• _Available data_:

++++

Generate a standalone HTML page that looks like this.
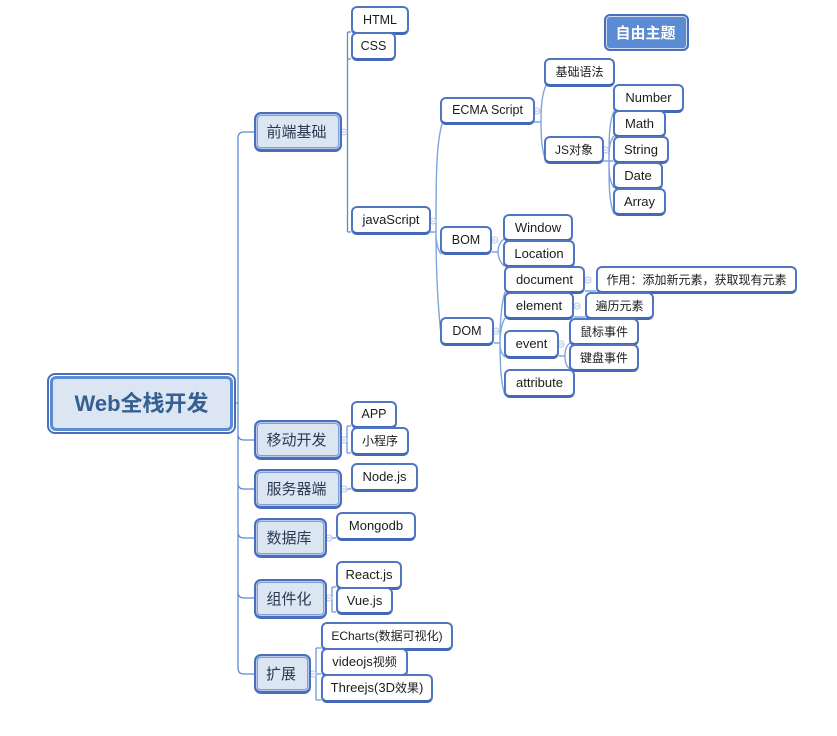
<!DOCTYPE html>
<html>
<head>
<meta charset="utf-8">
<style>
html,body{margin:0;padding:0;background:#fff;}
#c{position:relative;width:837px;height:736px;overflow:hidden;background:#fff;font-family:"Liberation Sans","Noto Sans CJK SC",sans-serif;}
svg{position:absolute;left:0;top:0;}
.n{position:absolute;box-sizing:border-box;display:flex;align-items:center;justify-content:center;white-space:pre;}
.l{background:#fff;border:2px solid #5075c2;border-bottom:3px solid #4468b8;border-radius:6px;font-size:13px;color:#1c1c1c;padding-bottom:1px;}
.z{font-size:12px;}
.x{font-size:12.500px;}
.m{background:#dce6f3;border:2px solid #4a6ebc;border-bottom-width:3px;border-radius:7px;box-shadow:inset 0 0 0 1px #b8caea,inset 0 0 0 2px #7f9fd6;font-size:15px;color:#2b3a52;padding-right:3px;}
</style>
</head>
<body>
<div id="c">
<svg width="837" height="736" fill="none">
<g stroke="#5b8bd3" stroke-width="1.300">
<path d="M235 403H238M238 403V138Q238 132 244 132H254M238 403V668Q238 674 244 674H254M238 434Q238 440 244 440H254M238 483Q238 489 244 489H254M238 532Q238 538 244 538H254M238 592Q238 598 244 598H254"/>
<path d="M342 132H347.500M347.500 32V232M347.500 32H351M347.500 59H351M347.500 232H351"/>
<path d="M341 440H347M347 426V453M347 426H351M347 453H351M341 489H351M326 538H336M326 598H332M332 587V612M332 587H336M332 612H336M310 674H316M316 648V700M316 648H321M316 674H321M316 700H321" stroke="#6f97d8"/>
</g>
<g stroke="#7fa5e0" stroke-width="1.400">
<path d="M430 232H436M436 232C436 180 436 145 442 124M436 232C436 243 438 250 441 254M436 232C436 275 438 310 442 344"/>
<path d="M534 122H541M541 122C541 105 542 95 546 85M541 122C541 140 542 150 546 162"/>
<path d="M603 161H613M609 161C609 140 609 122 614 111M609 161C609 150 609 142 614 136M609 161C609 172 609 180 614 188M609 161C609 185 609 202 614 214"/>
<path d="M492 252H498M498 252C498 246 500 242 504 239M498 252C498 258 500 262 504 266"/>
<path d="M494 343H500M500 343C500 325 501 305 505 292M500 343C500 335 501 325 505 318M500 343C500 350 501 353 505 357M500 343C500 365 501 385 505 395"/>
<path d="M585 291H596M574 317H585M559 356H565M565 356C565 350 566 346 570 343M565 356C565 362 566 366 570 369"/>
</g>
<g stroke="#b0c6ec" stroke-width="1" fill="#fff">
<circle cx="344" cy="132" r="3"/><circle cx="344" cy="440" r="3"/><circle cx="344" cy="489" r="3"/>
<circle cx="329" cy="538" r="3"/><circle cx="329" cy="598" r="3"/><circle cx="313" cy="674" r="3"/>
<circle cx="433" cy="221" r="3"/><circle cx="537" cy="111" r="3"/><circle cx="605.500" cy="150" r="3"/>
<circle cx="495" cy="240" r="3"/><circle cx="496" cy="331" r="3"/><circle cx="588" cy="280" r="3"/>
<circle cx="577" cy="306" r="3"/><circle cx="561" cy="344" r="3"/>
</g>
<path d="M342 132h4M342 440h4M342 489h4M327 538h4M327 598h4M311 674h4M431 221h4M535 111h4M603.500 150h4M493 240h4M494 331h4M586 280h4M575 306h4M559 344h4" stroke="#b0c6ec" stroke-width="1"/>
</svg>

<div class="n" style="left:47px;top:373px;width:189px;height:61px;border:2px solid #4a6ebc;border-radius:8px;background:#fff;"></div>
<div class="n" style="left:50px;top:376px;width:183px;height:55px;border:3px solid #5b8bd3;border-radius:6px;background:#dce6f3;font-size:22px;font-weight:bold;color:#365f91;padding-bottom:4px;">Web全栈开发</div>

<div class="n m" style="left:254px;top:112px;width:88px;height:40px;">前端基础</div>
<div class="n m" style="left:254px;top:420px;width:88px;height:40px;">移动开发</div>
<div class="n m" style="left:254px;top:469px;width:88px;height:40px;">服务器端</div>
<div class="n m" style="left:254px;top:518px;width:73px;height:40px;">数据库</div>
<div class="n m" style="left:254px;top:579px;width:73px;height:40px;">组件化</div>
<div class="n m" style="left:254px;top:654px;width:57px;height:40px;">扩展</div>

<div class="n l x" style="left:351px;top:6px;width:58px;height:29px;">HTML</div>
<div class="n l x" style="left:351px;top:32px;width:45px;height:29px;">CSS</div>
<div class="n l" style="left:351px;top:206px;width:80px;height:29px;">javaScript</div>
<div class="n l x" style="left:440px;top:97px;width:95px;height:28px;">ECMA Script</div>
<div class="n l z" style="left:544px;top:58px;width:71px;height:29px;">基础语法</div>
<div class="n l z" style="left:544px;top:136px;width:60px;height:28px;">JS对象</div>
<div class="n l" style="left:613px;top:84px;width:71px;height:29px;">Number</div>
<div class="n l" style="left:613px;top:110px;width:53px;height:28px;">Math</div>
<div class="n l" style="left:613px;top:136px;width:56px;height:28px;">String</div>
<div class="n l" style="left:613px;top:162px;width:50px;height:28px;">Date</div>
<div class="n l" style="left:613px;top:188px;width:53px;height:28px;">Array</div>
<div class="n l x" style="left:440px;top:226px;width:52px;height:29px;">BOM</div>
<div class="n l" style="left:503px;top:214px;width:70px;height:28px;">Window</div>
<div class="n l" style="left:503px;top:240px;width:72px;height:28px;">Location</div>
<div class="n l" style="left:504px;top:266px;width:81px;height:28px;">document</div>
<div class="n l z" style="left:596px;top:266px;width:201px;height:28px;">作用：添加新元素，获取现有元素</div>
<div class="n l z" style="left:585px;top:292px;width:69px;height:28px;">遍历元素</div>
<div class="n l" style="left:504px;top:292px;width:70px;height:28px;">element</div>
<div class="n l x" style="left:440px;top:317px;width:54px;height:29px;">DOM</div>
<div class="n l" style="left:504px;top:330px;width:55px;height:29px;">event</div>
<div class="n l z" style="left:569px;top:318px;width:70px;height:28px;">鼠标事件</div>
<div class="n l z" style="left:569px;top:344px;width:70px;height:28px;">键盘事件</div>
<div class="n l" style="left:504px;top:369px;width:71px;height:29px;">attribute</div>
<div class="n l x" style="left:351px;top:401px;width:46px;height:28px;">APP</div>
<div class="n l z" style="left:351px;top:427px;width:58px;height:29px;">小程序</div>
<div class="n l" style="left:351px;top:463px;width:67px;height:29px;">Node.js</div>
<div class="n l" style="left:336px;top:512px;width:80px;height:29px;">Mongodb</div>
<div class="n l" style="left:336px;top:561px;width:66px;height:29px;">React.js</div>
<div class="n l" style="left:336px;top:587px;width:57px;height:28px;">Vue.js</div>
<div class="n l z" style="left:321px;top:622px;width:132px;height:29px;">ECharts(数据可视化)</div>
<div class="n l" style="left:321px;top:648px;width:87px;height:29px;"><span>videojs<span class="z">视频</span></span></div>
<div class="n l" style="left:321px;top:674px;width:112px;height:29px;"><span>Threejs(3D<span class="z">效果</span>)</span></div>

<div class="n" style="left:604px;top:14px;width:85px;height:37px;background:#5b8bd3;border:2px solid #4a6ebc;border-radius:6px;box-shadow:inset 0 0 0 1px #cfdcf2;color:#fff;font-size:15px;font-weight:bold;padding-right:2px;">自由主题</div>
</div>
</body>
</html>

++++

• _Written exercise_: Reproduce every line precisely as given, omitting all pictures.

• _Output below_:
Generate a standalone HTML page that looks like this.
<!DOCTYPE html>
<html>
<head>
<meta charset="utf-8">
<style>
html,body{margin:0;padding:0;background:#fff;}
#c{position:relative;width:837px;height:736px;overflow:hidden;background:#fff;font-family:"Liberation Sans","Noto Sans CJK SC",sans-serif;}
svg{position:absolute;left:0;top:0;}
.n{position:absolute;box-sizing:border-box;display:flex;align-items:center;justify-content:center;white-space:pre;}
.l{background:#fff;border:2px solid #5075c2;border-bottom:3px solid #4468b8;border-radius:6px;font-size:13px;color:#1c1c1c;padding-bottom:1px;}
.z{font-size:12px;}
.x{font-size:12.500px;}
.m{background:#dce6f3;border:2px solid #4a6ebc;border-bottom-width:3px;border-radius:7px;box-shadow:inset 0 0 0 1px #b8caea,inset 0 0 0 2px #7f9fd6;font-size:15px;color:#2b3a52;padding-right:3px;}
</style>
</head>
<body>
<div id="c">
<svg width="837" height="736" fill="none">
<g stroke="#5b8bd3" stroke-width="1.300">
<path d="M235 403H238M238 403V138Q238 132 244 132H254M238 403V668Q238 674 244 674H254M238 434Q238 440 244 440H254M238 483Q238 489 244 489H254M238 532Q238 538 244 538H254M238 592Q238 598 244 598H254"/>
<path d="M342 132H347.500M347.500 32V232M347.500 32H351M347.500 59H351M347.500 232H351"/>
<path d="M341 440H347M347 426V453M347 426H351M347 453H351M341 489H351M326 538H336M326 598H332M332 587V612M332 587H336M332 612H336M310 674H316M316 648V700M316 648H321M316 674H321M316 700H321" stroke="#6f97d8"/>
</g>
<g stroke="#7fa5e0" stroke-width="1.400">
<path d="M430 232H436M436 232C436 180 436 145 442 124M436 232C436 243 438 250 441 254M436 232C436 275 438 310 442 344"/>
<path d="M534 122H541M541 122C541 105 542 95 546 85M541 122C541 140 542 150 546 162"/>
<path d="M603 161H613M609 161C609 140 609 122 614 111M609 161C609 150 609 142 614 136M609 161C609 172 609 180 614 188M609 161C609 185 609 202 614 214"/>
<path d="M492 252H498M498 252C498 246 500 242 504 239M498 252C498 258 500 262 504 266"/>
<path d="M494 343H500M500 343C500 325 501 305 505 292M500 343C500 335 501 325 505 318M500 343C500 350 501 353 505 357M500 343C500 365 501 385 505 395"/>
<path d="M585 291H596M574 317H585M559 356H565M565 356C565 350 566 346 570 343M565 356C565 362 566 366 570 369"/>
</g>
<g stroke="#b0c6ec" stroke-width="1" fill="#fff">
<circle cx="344" cy="132" r="3"/><circle cx="344" cy="440" r="3"/><circle cx="344" cy="489" r="3"/>
<circle cx="329" cy="538" r="3"/><circle cx="329" cy="598" r="3"/><circle cx="313" cy="674" r="3"/>
<circle cx="433" cy="221" r="3"/><circle cx="537" cy="111" r="3"/><circle cx="605.500" cy="150" r="3"/>
<circle cx="495" cy="240" r="3"/><circle cx="496" cy="331" r="3"/><circle cx="588" cy="280" r="3"/>
<circle cx="577" cy="306" r="3"/><circle cx="561" cy="344" r="3"/>
</g>
<path d="M342 132h4M342 440h4M342 489h4M327 538h4M327 598h4M311 674h4M431 221h4M535 111h4M603.500 150h4M493 240h4M494 331h4M586 280h4M575 306h4M559 344h4" stroke="#b0c6ec" stroke-width="1"/>
</svg>

<div class="n" style="left:47px;top:373px;width:189px;height:61px;border:2px solid #4a6ebc;border-radius:8px;background:#fff;"></div>
<div class="n" style="left:50px;top:376px;width:183px;height:55px;border:3px solid #5b8bd3;border-radius:6px;background:#dce6f3;font-size:22px;font-weight:bold;color:#365f91;padding-bottom:4px;">Web全栈开发</div>

<div class="n m" style="left:254px;top:112px;width:88px;height:40px;">前端基础</div>
<div class="n m" style="left:254px;top:420px;width:88px;height:40px;">移动开发</div>
<div class="n m" style="left:254px;top:469px;width:88px;height:40px;">服务器端</div>
<div class="n m" style="left:254px;top:518px;width:73px;height:40px;">数据库</div>
<div class="n m" style="left:254px;top:579px;width:73px;height:40px;">组件化</div>
<div class="n m" style="left:254px;top:654px;width:57px;height:40px;">扩展</div>

<div class="n l x" style="left:351px;top:6px;width:58px;height:29px;">HTML</div>
<div class="n l x" style="left:351px;top:32px;width:45px;height:29px;">CSS</div>
<div class="n l" style="left:351px;top:206px;width:80px;height:29px;">javaScript</div>
<div class="n l x" style="left:440px;top:97px;width:95px;height:28px;">ECMA Script</div>
<div class="n l z" style="left:544px;top:58px;width:71px;height:29px;">基础语法</div>
<div class="n l z" style="left:544px;top:136px;width:60px;height:28px;">JS对象</div>
<div class="n l" style="left:613px;top:84px;width:71px;height:29px;">Number</div>
<div class="n l" style="left:613px;top:110px;width:53px;height:28px;">Math</div>
<div class="n l" style="left:613px;top:136px;width:56px;height:28px;">String</div>
<div class="n l" style="left:613px;top:162px;width:50px;height:28px;">Date</div>
<div class="n l" style="left:613px;top:188px;width:53px;height:28px;">Array</div>
<div class="n l x" style="left:440px;top:226px;width:52px;height:29px;">BOM</div>
<div class="n l" style="left:503px;top:214px;width:70px;height:28px;">Window</div>
<div class="n l" style="left:503px;top:240px;width:72px;height:28px;">Location</div>
<div class="n l" style="left:504px;top:266px;width:81px;height:28px;">document</div>
<div class="n l z" style="left:596px;top:266px;width:201px;height:28px;">作用：添加新元素，获取现有元素</div>
<div class="n l z" style="left:585px;top:292px;width:69px;height:28px;">遍历元素</div>
<div class="n l" style="left:504px;top:292px;width:70px;height:28px;">element</div>
<div class="n l x" style="left:440px;top:317px;width:54px;height:29px;">DOM</div>
<div class="n l" style="left:504px;top:330px;width:55px;height:29px;">event</div>
<div class="n l z" style="left:569px;top:318px;width:70px;height:28px;">鼠标事件</div>
<div class="n l z" style="left:569px;top:344px;width:70px;height:28px;">键盘事件</div>
<div class="n l" style="left:504px;top:369px;width:71px;height:29px;">attribute</div>
<div class="n l x" style="left:351px;top:401px;width:46px;height:28px;">APP</div>
<div class="n l z" style="left:351px;top:427px;width:58px;height:29px;">小程序</div>
<div class="n l" style="left:351px;top:463px;width:67px;height:29px;">Node.js</div>
<div class="n l" style="left:336px;top:512px;width:80px;height:29px;">Mongodb</div>
<div class="n l" style="left:336px;top:561px;width:66px;height:29px;">React.js</div>
<div class="n l" style="left:336px;top:587px;width:57px;height:28px;">Vue.js</div>
<div class="n l z" style="left:321px;top:622px;width:132px;height:29px;">ECharts(数据可视化)</div>
<div class="n l" style="left:321px;top:648px;width:87px;height:29px;"><span>videojs<span class="z">视频</span></span></div>
<div class="n l" style="left:321px;top:674px;width:112px;height:29px;"><span>Threejs(3D<span class="z">效果</span>)</span></div>

<div class="n" style="left:604px;top:14px;width:85px;height:37px;background:#5b8bd3;border:2px solid #4a6ebc;border-radius:6px;box-shadow:inset 0 0 0 1px #cfdcf2;color:#fff;font-size:15px;font-weight:bold;padding-right:2px;">自由主题</div>
</div>
</body>
</html>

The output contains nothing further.